VR-Zone has a graph showing what AMD and Intel will have available the latter half of 2007 which ought to leave AMDers very, very unhappy.
I suspect the forecast is optimistic on the Intel side, but even if you assume that 3Q 2007 ends up meaning 1Q 2008 for plenty of affordable ones to be around, it still should leave AMDers very, very unhappy.
We’ll ignore the quadcores for today, and just focus on the duallies.
On the Blue Team, we see that the 45nm dually will have 6Mb of cache and run at default speeds of 3.5-4GHz, and do this with just 57 watts.
These numbers aren’t spectacular, but they look at least OK for a process shrink.

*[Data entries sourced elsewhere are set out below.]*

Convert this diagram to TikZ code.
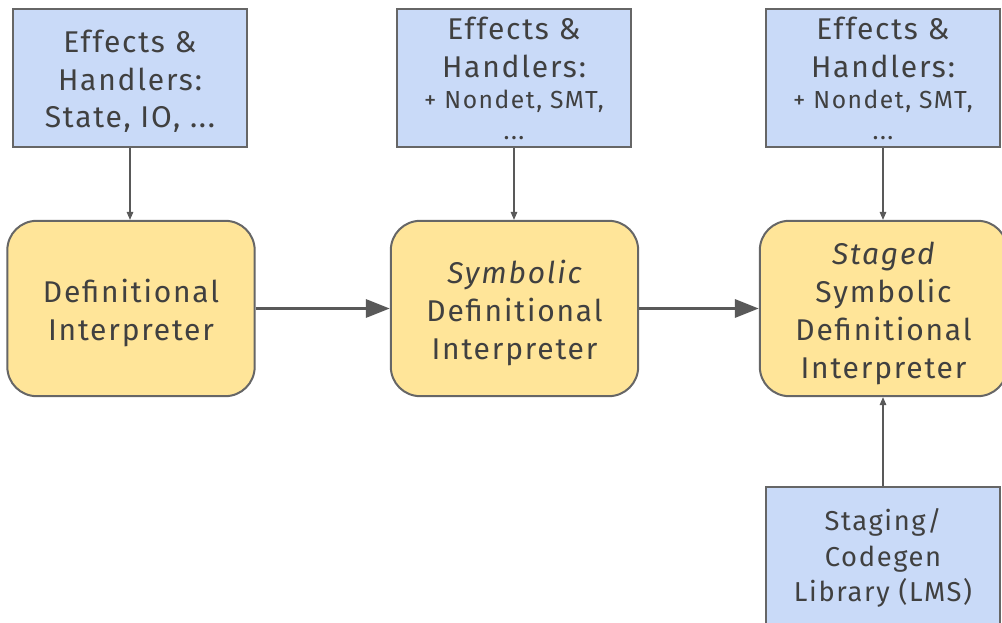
\documentclass[tikz,border=0pt]{standalone}
\usepackage{fontspec}
\setmainfont{Fira Sans}[LetterSpace=6]
\usetikzlibrary{arrows.meta}
\definecolor{handlerblue}{HTML}{C9DAF8}
\definecolor{interpyellow}{HTML}{FFE599}
\definecolor{edgegrey}{HTML}{666666}
\definecolor{inkgrey}{HTML}{404040}
\definecolor{arrowgrey}{HTML}{595959}
\begin{document}
\begin{tikzpicture}[x=0.75pt,y=-0.75pt,
  handlerbox/.style={draw=edgegrey,line width=1.5pt,fill=handlerblue,
    minimum width=175.5pt,minimum height=103.5pt,inner sep=0pt},
  interpbox/.style={draw=edgegrey,line width=1.5pt,fill=interpyellow,rounded corners=22pt,
    minimum width=185.5pt,minimum height=131.5pt,inner sep=0pt},
  bigtxt/.style={text=inkgrey,font=\fontsize{22.5}{28.5}\selectfont,inner sep=0pt,anchor=base},
  smalltxt/.style={text=inkgrey,font=\fontsize{18.5}{22}\selectfont,inner sep=0pt,anchor=base},
  midtxt/.style={text=inkgrey,font=\fontsize{20.5}{26}\selectfont,inner sep=0pt,anchor=base},
  feed/.style={draw=arrowgrey,line width=0.8pt,-{Triangle[length=6pt,width=5pt]}},
  flow/.style={draw=arrowgrey,line width=2.4pt,-{Triangle[length=18pt,width=13.5pt]}}]
\useasboundingbox (0,0) rectangle (1002,623);

% effect handler boxes
\node[handlerbox] (h1) at (130,78) {};
\node[handlerbox] (h2) at (514,78) {};
\node[handlerbox] (h3) at (883,78) {};
\node[handlerbox,minimum height=150pt] (lms) at (883,587) {};

% interpreter boxes
\node[interpbox] (i1) at (131,308.5) {};
\node[interpbox] (i2) at (514.5,308.5) {};
\node[interpbox] (i3) at (883.5,308.5) {};

% labels of the handler boxes
\node[bigtxt] (h1a) at (130,52.5) {Effects \&};
\node[bigtxt] (h1b) at (130,90.5) {Handlers:};
\node[bigtxt] (h1c) at (130,128) {State, IO, ...};

\node[bigtxt] (h2a) at (514,40) {Effects \&};
\node[bigtxt] (h2b) at (514,78) {Handlers:};
\node[smalltxt] (h2c) at (514,108.5) {+ Nondet, SMT,};
\node[smalltxt] (h2d) at (514,140) {...};

\node[bigtxt] (h3a) at (883,40) {Effects \&};
\node[bigtxt] (h3b) at (883,78) {Handlers:};
\node[smalltxt] (h3c) at (883,108.5) {+ Nondet, SMT,};
\node[smalltxt] (h3d) at (883,140) {...};

\node[midtxt] (l1) at (883,530) {Staging/};
\node[midtxt] (l2) at (883,566) {Codegen};
\node[midtxt] (l3) at (883,601) {Library (LMS)};

% labels of the interpreters
\node[bigtxt] (i1a) at (131,302.5) {Definitional};
\node[bigtxt] (i1b) at (131,340) {Interpreter};

\node[bigtxt] (i2a) at (514.5,283.5) {\itshape Symbolic};
\node[bigtxt] (i2b) at (514.5,321.5) {Definitional};
\node[bigtxt] (i2c) at (514.5,359) {Interpreter};

\node[bigtxt] (i3a) at (883.5,264.5) {\itshape Staged};
\node[bigtxt] (i3b) at (883.5,302.5) {Symbolic};
\node[bigtxt] (i3c) at (883.5,340.5) {Definitional};
\node[bigtxt] (i3d) at (883.5,378) {Interpreter};

% connectors
\draw[feed] (h1.south) -- (h1.south |- i1.north);
\draw[feed] (h2.south) -- (h2.south |- i2.north);
\draw[feed] (h3.south) -- (h3.south |- i3.north);
\draw[feed] (lms.north) -- (lms.north |- i3.south);
\draw[flow] (i1.east) -- (i2.west);
\draw[flow] (i2.east) -- (i3.west);
\end{tikzpicture}
\end{document}
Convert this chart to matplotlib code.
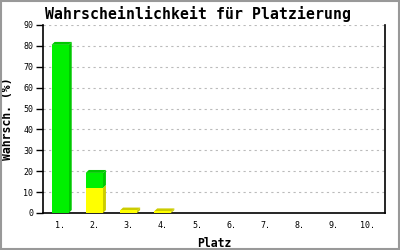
import numpy as np
import matplotlib
matplotlib.use("Agg")
import matplotlib.pyplot as plt
from matplotlib.patches import Polygon, Rectangle

# values
places = ["1.", "2.", "3.", "4.", "5.", "6.", "7.", "8.", "9.", "10."]
yellow_vals = [0.0, 12.0, 1.2, 0.8, 0.0, 0.0, 0.0, 0.0, 0.0, 0.0]
green_vals = [80.5, 7.2, 0.0, 0.0, 0.0, 0.0, 0.0, 0.0, 0.0, 0.0]
yticks = np.arange(0, 100, 10)

series = [
    (yellow_vals, "#ffff00", "#cccc00"),
    (green_vals, "#00f000", "#00c800"),
]

plt.rcParams["font.family"] = ["DejaVu Sans Mono"]

fig = plt.figure(figsize=(4, 2.5), dpi=100)
fig.patch.set_facecolor("white")
fig.patches.append(Rectangle((0.002, 0.004), 0.995, 0.994, transform=fig.transFigure,
                             fill=False, edgecolor="#999999", linewidth=1.5))

ax = fig.add_axes([0.1075, 0.148, 0.855, 0.752])
x = np.arange(len(places))
w = 0.5
dx, dy = 0.09, 1.4  # fake 3d depth

bottom = np.zeros(len(places))
for vals, col, dark in series:
    vals = np.array(vals)
    for i in range(len(places)):
        if vals[i] <= 0:
            continue
        x0 = x[i] - w / 2
        y0 = bottom[i]
        y1 = bottom[i] + vals[i]
        # side face
        ax.add_patch(Polygon([(x0 + w, y0), (x0 + w + dx, y0 + dy), (x0 + w + dx, y1 + dy), (x0 + w, y1)],
                             closed=True, facecolor=dark, edgecolor="none", zorder=3))
        ax.add_patch(Rectangle((x0, y0), w, vals[i], facecolor=col, edgecolor="none", zorder=4))
    bottom = bottom + vals

# top face on the topmost segment
for i in range(len(places)):
    if bottom[i] <= 0:
        continue
    dark = series[1][2] if green_vals[i] > 0 else series[0][2]
    x0 = x[i] - w / 2
    y1 = bottom[i]
    ax.add_patch(Polygon([(x0, y1), (x0 + dx, y1 + dy), (x0 + w + dx, y1 + dy), (x0 + w, y1)],
                         closed=True, facecolor=dark, edgecolor="none", zorder=3))

ax.set_xlim(-0.5, len(places) - 0.5)
ax.set_ylim(0, 90)
ax.set_yticks(yticks)
ax.set_xticks(x)
ax.set_xticklabels(places)
ax.tick_params(axis="y", labelsize=6, length=5, width=1, direction="out", pad=2)
ax.tick_params(axis="x", labelsize=6, length=0, pad=6)
ax.yaxis.grid(True, linestyle=(0, (2, 3)), color="#bbbbbb", linewidth=0.8)
ax.set_axisbelow(True)
ax.spines["top"].set_visible(False)
for s in ["left", "bottom", "right"]:
    ax.spines[s].set_linewidth(1.2)
    ax.spines[s].set_color("black")

ax.set_xlabel("Platz", fontsize=8.3, fontweight="bold", labelpad=5)
ax.set_ylabel("Wahrsch. (%)", fontsize=8.3, fontweight="bold", labelpad=7)
fig.text(0.495, 0.945, "Wahrscheinlichkeit für Platzierung", ha="center", va="center",
         fontsize=10.7, fontweight="bold")

fig.savefig("out.png", dpi=100)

On the other side, though, we see a second-generation 65nm AMD dually called Antares, but the core numbers are certainly not out of this world. In fact, they aren’t even as good as the 90nm chips due out shortly.
There won’t be a 45nm chip from AMD until late 2008 at best, so what you’ll get is a 65nm CPU with just 1Mb of L2 for two CPUs (plus 2Mb of L3 tacked on), 2.9GHz at best chewing up 89W of power.
More ominously, if you look at the power ratings for Antares, it sure doesn’t look good once you get past 2.7GHz: 24 extra watts just to get an extra 200MHz.
No doubt there will be some architectural tweaks, but rest assured Intel will have some, too.
I’m sorry, but if these numbers are more-or-less right, and assuming just modest overclockability of a Wolfdale will wipe the floor with an Antares, and Intel’s current performance lead ought to widen.
I’m sorry, but if these numbers are more-or-less right, somebody’s having some serious problems with the SOI sauce. Again. Presumably, these numbers assume no miraculous fix (AKA IBM bailing them out, again) down the road, so they could get better, but if they don’t . . . .
I’m sorry, but if these numbers are more-or-less right, how is AMD going to spin this? “Unlike Intel, we listen to our customers, and they demand slow, hot chips!”?
I’m sorry, but if these numbers are more-or-less right, it looks like AMD will go from selling hypercheap CPUs to hobbyists in 2001/2 to selling hypercheap CPUs to Michael Dell in 2007/8.
I’m sorry, but if these numbers are more-or-less right, this looks like a company that shot its load designing Hammer, and thinks it can rest on its laurels (or, more likely, has no other choice given everything else its doing).